Biden Should Endorse No Use And Reject No First Use In The Pentagon’s Nuclear Posture Review

By Michael Krepon

The Pentagon’s Nuclear Posture Review, to be released early next year, has led to a pitched battle between arms controllers and deterrence strategists. The fight is over what President Joe Biden should say about when he would consider using nuclear weapons first in the event deterrence fails. U.S. declaratory policy hasn’t ruled out first use, mostly in deference to allies that seek shelter under the U.S. nuclear umbrella.

Arms controllers seek restrictive language narrowing the likelihood of first use. They had an ally in Vice President Biden, who just before the end of the Obama administration, volunteered that, “deterring—and if necessary, retaliating against—a nuclear attack should be the sole purpose of the U.S. nuclear arsenal.”

Biden wouldn’t be the first president to adopt restrictive language regarding nuclear use. In 1990, when the Soviet Union and the Warsaw Pact were collapsing, the George H.W. Bush administration convinced NATO allies, including an unhappy Margaret Thatcher, to accept a “weapons of last resort” formulation. When geopolitics trend positively, restrictive changes in U.S. declaratory policy can be timely and helpful.

That was then. Now, Xi Jingping is ramping up pressure on Taiwan and making waves in the South China Sea, while Vladimir Putin has positioned 100,000 troops within striking distance of Ukraine. When geopolitics trend negatively, adopting restrictive language can be widely perceived as a weak move, inviting blowback at home, from allies, and perhaps from competitors, as well.

Deterrence strategists argue that curtailing U.S. declaratory policy would further unsettle friends and allies threatened by Russian revanchism and Chinese muscle flexing. They also argue that Moscow and Beijing wouldn’t trust the Pentagon’s endorsement of the “sole purpose” standard and that its adoption wouldn’t change Russian or Chinese nuclear postures and national objectives.

I am an arms controller, but in this instance I agree with deterrence strategists. And yet avoiding first use remains paramount, even if it’s not reflected in U.S. declaratory policy. First use leads to more use. And if escalation cannot be controlled, the use of nuclear weapons would be a crime against humanity and nature.

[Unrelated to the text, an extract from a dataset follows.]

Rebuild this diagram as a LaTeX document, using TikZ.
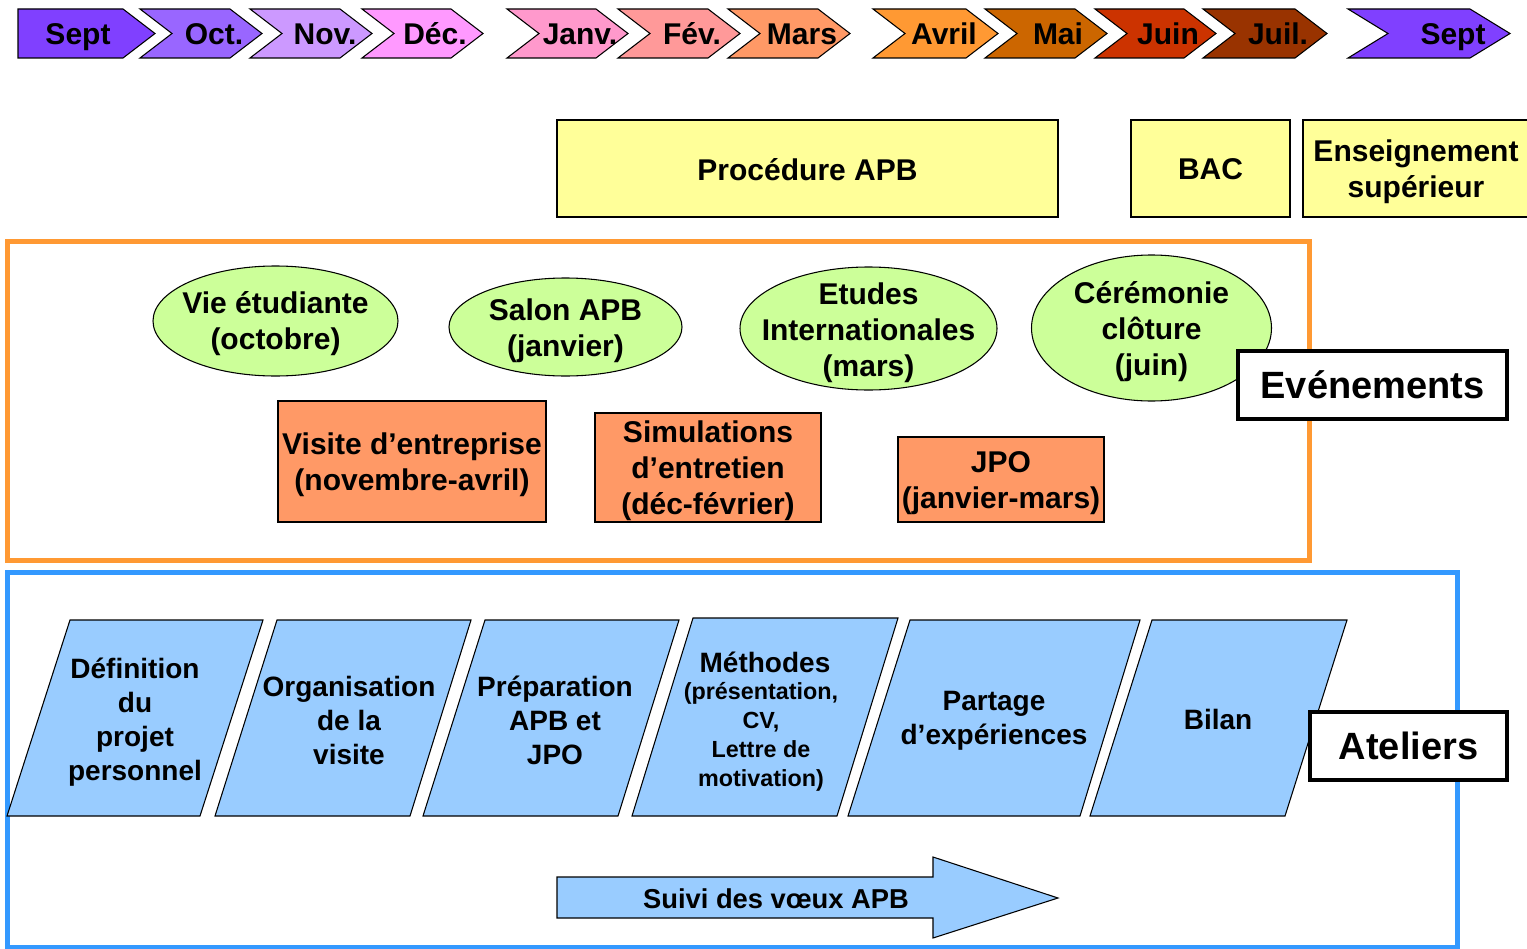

Depending on deterrence alone to prevent first use invites mushroom clouds. Deterrence is dangerous, and purposely so: if deterrence isn’t threatening, it ceases to deter. Deterrence has too many flaws, beginning with its failure rate. Deterrence strategists don’t account for accidents and breakdowns of command and control. They assume rational decisions by leaders under intolerable strain who are hamstrung by poor situational awareness.

The most fatal flaw inherent in deterrence is that it is geared toward escalation after first use, propelled by the twin imperatives of seeking advantage and seeking to avoid disadvantage. Deterrence has too many flaws to prevent first use.

How, then, to square the dictates of alliance management, extended deterrence, and geopolitics with our individual responsibilities to prevent crimes against humanity and nature? The answer, at least for successful administrations, has been to pursue arms control alongside deterrence.

In its heyday, arms control achieved what deterrence alone could not: arms control opened essential lines of communication, significantly reduced strategic forces, stopped nuclear testing, and greatly reduced dangerous military practices. These accomplishments came in many forms – treaties, tacit agreements, codes of conduct, and most importantly through norms. The most essential norm – the norm we live by – is not using nuclear weapons in warfare.

I propose that we seek to extend this norm – now three-quarters of a century old – to mark the 100th anniversary of the atomic bombing of Hiroshima and Nagasaki. Success is possible because this is the hardest norm for any leader to break and because the hardest challenges are behind us.

The pursuit of arms control has always been about avoiding first use, even as U.S. declaratory policy has been about reserving the option of first use. Mixed messages are unsatisfying, but nothing is simple about reducing nuclear dangers and weapons. Mixed messages are tolerable if their net effect helps to prevent mushroom clouds.

We’ve heard plenty about deterrence from the Biden administration, and we’ll hear more when the Nuclear Posture Statement is released. We haven’t heard very much about arms control, especially the administration’s proposed ways and means to lengthen and strengthen the norm of No Use.

We're in need of positive direction. The release of the Pentagon's Nuclear Posture Review provides Biden with an opportunity to reframe narrow debates over when nuclear weapons might be used into a larger strategic context. We need to hear about No Use, especially if the administration rejects No First Use and sole purpose.

The objective of No Use is hortatory, just like the oft-repeated canonical statement by Ronald Reagan and Mikhail Gorbachev that a nuclear war cannot be won and must not be fought. Hortatory statements have meaning only when reinforced by arms control. Unlike deterrence strategy, they have value in pointing us in the right direction.